To turn things around, YT stepped down as CEO (marooned in a California mansion to avoid his Chinese debtors), though he is still involved with the company. FF replaced him with an earnest and sharp-dressed EV industry veteran, Carsten Breitfeld, who started in early September.
“If you look back, you will see only bad news,” Breitfeld told reporters at an event last week. “I would like to change your perspective on this company.”
Instead of financial embarrassment and wasted potential, the story Breitfeld wants to tell is of a company that is production ready for a future where cars are more important as tech platforms than mechanical vehicles, and fleets comprise a “shared mobility” economy (think: you don’t own a car, you subscribe to an autonomous car service).
Other companies, including Tesla, have articulated this future as well. But Faraday says its focus on luxury, paired with technology, gives it an edge.
“We’ve got ultra-luxury brands, and we’ve got high-tech, but we haven’t really seen the high-tech ultra-luxury brand,” Brauer said. “Combining those two is smart, it’s a part of the market that hasn’t been addressed yet.”
If Faraday can compete in this new economy, it says its fleets could include the FF91, the FF81, a new more affordable coupe based on its 2.0 platform, and eventually, sports cars, yachts, and helicopters.
On the design and manufacturing floor, it’s spent the last year taking models from beta to gamma, where 93 or 80 percent (depending who you ask) of the car is built with line production tools, as opposed to being put together by hand. FF emphasized that point, since it means it’s closer to producing cars, as opposed to just dreaming them up.
The plan is to include an AI assistant capable of handling sophisticated queries like (as the company demoed), “show me a cafe in Santa Monica that’s highly rated with outdoor seating.” The car runs on a customized Android OS, and FF said that it has worked with technology partners on the AI and other “infotainment” offerings in the car, but declined to name them. (It’s planning to announce that at a later date).
The design and manufacturing teams also changed the consoles and the seats, which Polonski said needed to be retooled to avoid production snags. Ideally, the extra planning would result in a more seamless production experience, as opposed to Tesla’s nightmare. Again and again, executives stressed how close the company was to being able to produce the cars (if only it had the cash).
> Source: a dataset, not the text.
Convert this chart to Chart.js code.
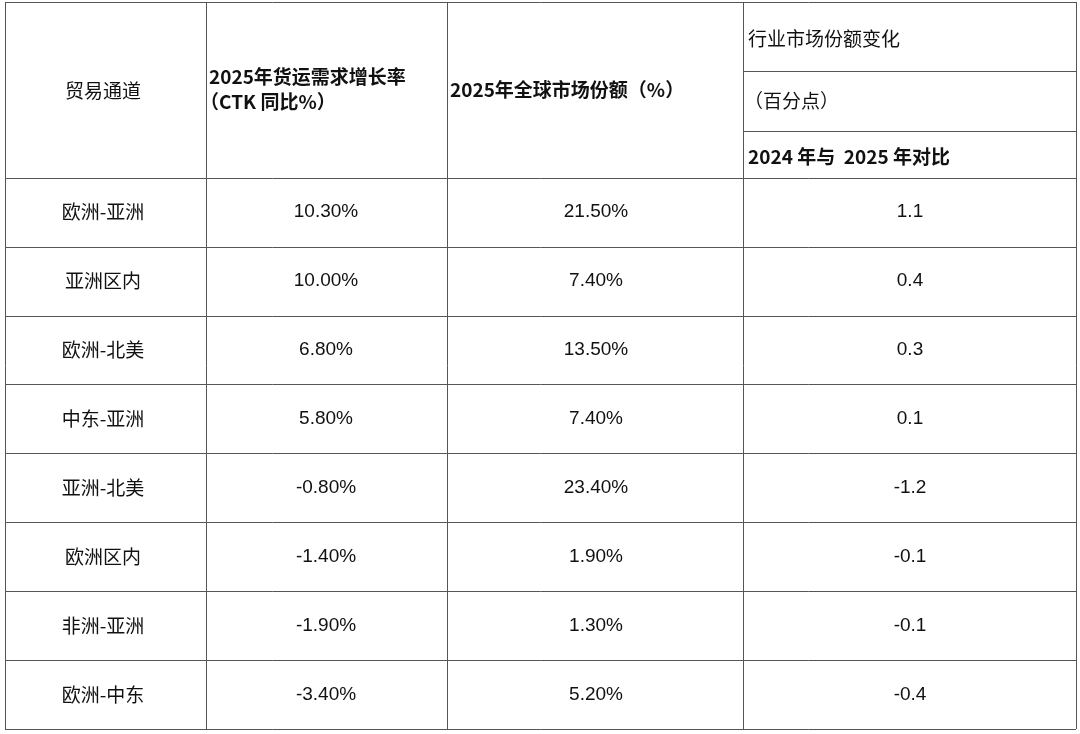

I asked Mark Cuyler, the head of manufacturing, what needs to happen in the next year to make the fall 2020 deadline for FF91 customer handoffs. He said it should take about three months to repair the broken relationships with suppliers (who were burned before). Of course, it will then have to get the factory up and running.
Aside from that, it will be mostly about lining up cash; the company is currently living on $225 million as part of a restructuring deal announced in May led by Birch Lake Partners. That money is just a holdover. To fund production, Breitfeld said that they were talking to “big tech companies,” and others, but wouldn’t disclose any other details about potential investors.
The company announced that it has reduced the amount it needs to produce the FF91 from $2 billion to $850 million. But where that number comes from is a bit of a mystery to experts.
“It sounds low to me,” Williamson said. “I’m not sure what production technology they have that would drive it down that far to be able to produce cars in scale to generate the cash flow.”
“The first vehicle needs to be basically flawless.”
FF’s ability to pull off the FF91 is critically important for the company. Even if few buyers line up for the $200K ultra-luxury vehicle from the new kid on the block, Brauer stressed that FF91 production is more of a “proof of concept” to show that FF is capable of making a special product in the first place.
“The first vehicle needs to be basically flawless,” Williamson said. “It has to get a lot of buzz. And then attract the investors, and that’s a tall order. But that’s what success will require: for the FF91 to be truly special.”
Even if FF can pull it off, with EV startups and legacy car companies alike putting out impressive electric cars and signing lucrative deals with tech companies, is there still room for Faraday Future? Why should we care about a company that has fumbled the football for four years?
Breitfeld and team’s argument hinges on the idea that they are close, they have a vision for the future, and they’re ready to execute — even if that means Breitfeld dragging the car off of the production floor himself.
At the end of the visit, Breitfeld bid me farewell, and I told him I wished him luck; it was clear he had a passionate team of believers behind him.
“We can win,” Breitfeld told me. “If we have an attitude of ‘we cannot fail,’ then we cannot fail.”
That, strictly speaking, is not true; a good attitude is no replacement for cash. Still, Faraday Future hopes to capture the imaginations of investors, and finally get its cars on the road.